14 February,2021 05:26 AM IST | Chennai | R Kaushik
Rohit Sharma celebrates his century during the opening day of the second Test against England at the MA Chidambaram Stadium in Chennai on Saturday. Pic/BCCI
Before Saturday, Rohit Sharma had gone just five Tests and eight innings without a three-figure knock. That only one of those eight hits had yielded a score in excess of 50, and he had five outings of less than 25, meant the tongues had started to wag, preceding scores of 212, 14, 127 and 176 conveniently forgotten.
If Rohit felt any pressure, real or imagined, it hardly showed. One of his great strengths has been to shut out the white noise and get on with the job. That's precisely what he did at the MA Chidambaram Stadium on Saturday.
The 12,000 fans making an eager beeline for Day One of the second Test were thoroughly entertained by an innings replete with strokes that only Rohit can produce. Neither the vagaries of a surface more suited to at best Day Three than Day One, nor the loss of opening partner Shubman Gill without a run on the board, fazed the 33-year-old, who dismantled England's feeble threat with luminous strokeplay.

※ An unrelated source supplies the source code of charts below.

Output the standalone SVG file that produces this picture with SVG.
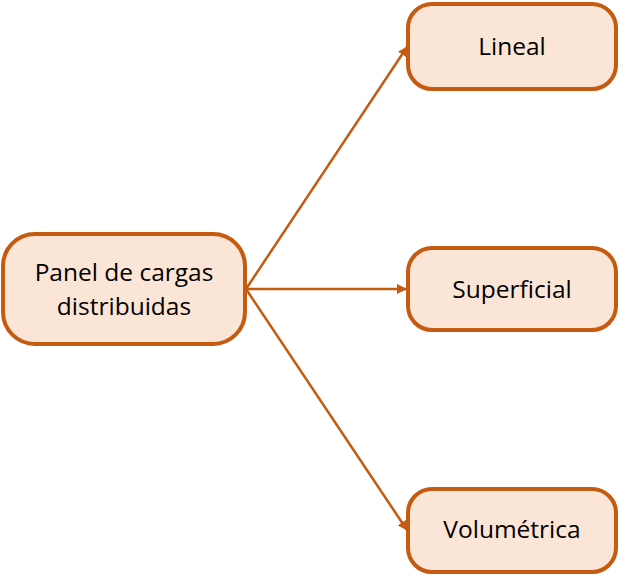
<svg xmlns="http://www.w3.org/2000/svg" width="619" height="575" viewBox="0 0 619 575">
<style>
.box{fill:#FBE5D6;stroke:#C55A11;stroke-width:4}
.lbl{font-family:"Open Sans","Noto Sans",sans-serif;font-size:24.5px;fill:#000;text-anchor:middle}
.edge{stroke:#C55A11;stroke-width:2.5;fill:none;marker-end:url(#arr)}
</style>
<defs>
<marker id="arr" viewBox="0 0 10 10" refX="9" refY="5" markerWidth="4" markerHeight="4" orient="auto" markerUnits="strokeWidth">
<path d="M0,0 L10,5 L0,10 Z" fill="#C55A11"/>
</marker>
</defs>
<g id="connectors">
<line class="edge" x1="246" y1="289" x2="407" y2="47"/>
<line class="edge" x1="246" y1="289" x2="406" y2="289"/>
<line class="edge" x1="246" y1="289" x2="407" y2="530"/>
</g>
<g id="panel">
<rect class="box" x="3" y="234" width="242" height="110" rx="32"/>
<text class="lbl" x="124" y="281">Panel de cargas</text>
<text class="lbl" x="124" y="315">distribuidas</text>
</g>
<g id="lineal">
<rect class="box" x="408" y="4" width="208" height="85" rx="24"/>
<text class="lbl" x="512" y="55">Lineal</text>
</g>
<g id="superficial">
<rect class="box" x="408" y="248" width="208" height="82" rx="24"/>
<text class="lbl" x="512" y="298">Superficial</text>
</g>
<g id="volumetrica">
<rect class="box" x="408" y="489" width="208" height="83" rx="24"/>
<text class="lbl" x="512" y="538">Volumétrica</text>
</g>
</svg>
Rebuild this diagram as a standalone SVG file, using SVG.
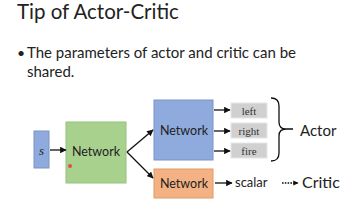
<svg xmlns="http://www.w3.org/2000/svg" width="356" height="200" viewBox="0 0 356 200">
<defs>
<marker id="ah" viewBox="0 0 10 10" refX="9" refY="5" markerWidth="5.5" markerHeight="5" orient="auto"><path d="M0,0 L10,5 L0,10 z" fill="#111"/></marker>
<marker id="ah2" viewBox="0 0 10 10" refX="9" refY="5" markerWidth="4.5" markerHeight="4" orient="auto"><path d="M0,0 L10,5 L0,10 z" fill="#111"/></marker>
<style>
.t{font-family:Lato,"Liberation Sans",sans-serif;fill:#222}
.net{font-family:Lato,"Liberation Sans",sans-serif;font-size:12.5px;fill:#222;text-anchor:middle}
.lab{font-family:"Liberation Serif",serif;font-size:11px;fill:#333;text-anchor:middle}
.ln{stroke:#111;stroke-width:1.3;fill:none}
</style>
</defs>
<rect width="356" height="200" fill="#fff"/>
<text class="t" x="17" y="19" font-size="20.5" fill="#333">Tip of Actor-Critic</text>
<text class="t" x="17" y="58" font-size="14">•</text>
<text class="t" x="27" y="58" font-size="15">The parameters of actor and critic can be</text>
<text class="t" x="27" y="77" font-size="15">shared.</text>
<g id="s"><rect x="34" y="131" width="15" height="37" fill="#8faadc" stroke="#7a93c4"/><text x="41.5" y="155" font-family="Liberation Serif,serif" font-style="italic" font-size="13" text-anchor="middle" fill="#222">s</text></g>
<g id="net1"><rect x="66" y="122" width="60" height="61" fill="#a9d18e" stroke="#96c07a"/><text class="net" x="96" y="156">Network</text></g>
<g id="net2"><rect x="154" y="100" width="59" height="60" fill="#8faadc" stroke="#7a93c4"/><text class="net" x="184" y="135">Network</text></g>
<g id="net3"><rect x="154" y="169" width="59" height="29" fill="#f4b183" stroke="#e09a6a"/><text class="net" x="184" y="188">Network</text></g>
<g id="left"><rect x="231" y="103" width="36" height="15" fill="#d0d0d0" stroke="#e6e6e6"/><text class="lab" x="249" y="114.5">left</text></g>
<g id="right"><rect x="231" y="123" width="36" height="15" fill="#d0d0d0" stroke="#e6e6e6"/><text class="lab" x="249" y="134.5">right</text></g>
<g id="fire"><rect x="231" y="143" width="36" height="15" fill="#d0d0d0" stroke="#e6e6e6"/><text class="lab" x="249" y="154.5">fire</text></g>
<g id="actor"><path d="M271,98 Q279,98 279,106 L279,122 Q279,129 286,129 Q279,129 279,136 L279,153 Q279,161 271,161 M286,129 L293,129" class="ln" stroke-width="1.5"/><text class="t" x="300" y="136" font-size="15">Actor</text></g>
<g id="scalar"><text class="t" x="235" y="187" font-size="13">scalar</text></g>
<g id="critic"><text class="t" x="302" y="188" font-size="16">Critic</text></g>
<circle cx="70" cy="166" r="2" fill="#e8303a" opacity="0.8"/>
<g id="connectors">
<line class="ln" x1="50" y1="150" x2="66" y2="150" marker-end="url(#ah)"/>
<line class="ln" x1="127" y1="152" x2="153" y2="130" marker-end="url(#ah)"/>
<line class="ln" x1="127" y1="152" x2="153" y2="178" marker-end="url(#ah)"/>
<line class="ln" x1="214" y1="110" x2="230" y2="110" marker-end="url(#ah)"/>
<line class="ln" x1="214" y1="131" x2="230" y2="131" marker-end="url(#ah)"/>
<line class="ln" x1="214" y1="151" x2="230" y2="151" marker-end="url(#ah)"/>
<line class="ln" x1="215" y1="183" x2="232" y2="183" marker-end="url(#ah)"/>
<line class="ln" x1="282" y1="183" x2="298" y2="183" stroke-dasharray="1.6,1.2" stroke-width="1.8" marker-end="url(#ah2)"/>
</g>
</svg>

Rohit is one of the few Indian batsmen adept at playing the sweep. Taking a leaf from the English playbook of the first Test, he unleashed a spectacular onslaught from which there was no escape for Joe Root's beleaguered troops. Booming drives and chunky pulls did dot the Chepauk landscape, but it was the regularity and effectiveness of the full-blooded sweep and the cheeky scoop that was the standout feature of his seventh Test hundred.

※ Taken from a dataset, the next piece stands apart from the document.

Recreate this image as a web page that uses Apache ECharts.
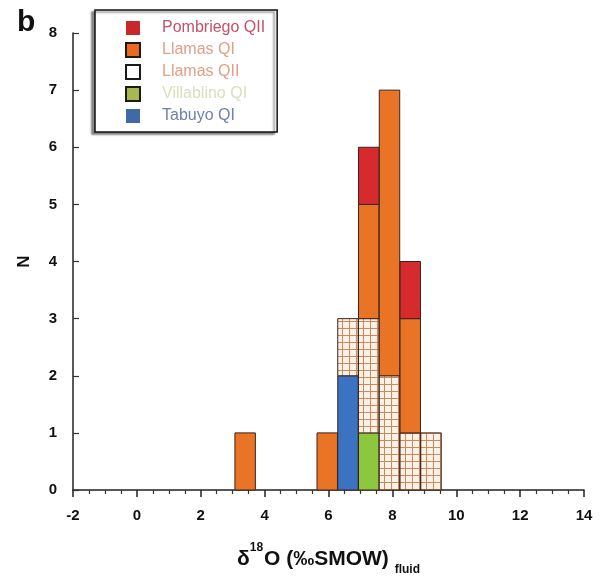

By the time he was dismissed after nearly six and a half hours of majestic stroke-making, Rohit had breezed to 161, setting the tone for a satisfying end-of-day tally of 300 for six. For the last 220 minutes of his stay, he was kept company by the stolid Ajinkya Rahane, the vice-captain who himself needed a score after a string of poor returns following his 112 at the MCG in December.
Rahane responded with a classy 67 as he and Rohit made batting look the easiest proposition when it clearly was not. Unperturbed by puffs of dust when the ball disturbed the brittle exterior more than once, the tandem unleashed a wonderful exhibition of mind over matter in stitching together 162 of the very best.
"We were constantly chatting," Rohit recalled the alliance post-stumps. "That's why we were able to get a good partnership. We have played together [a lot] and understand each other's batting. He has played some crucial knocks from time to time. Whenever the team needed runs, in difficult times, he has delivered."
As has the Hitman. If India find themselves well placed to force the issue, you know who is responsible.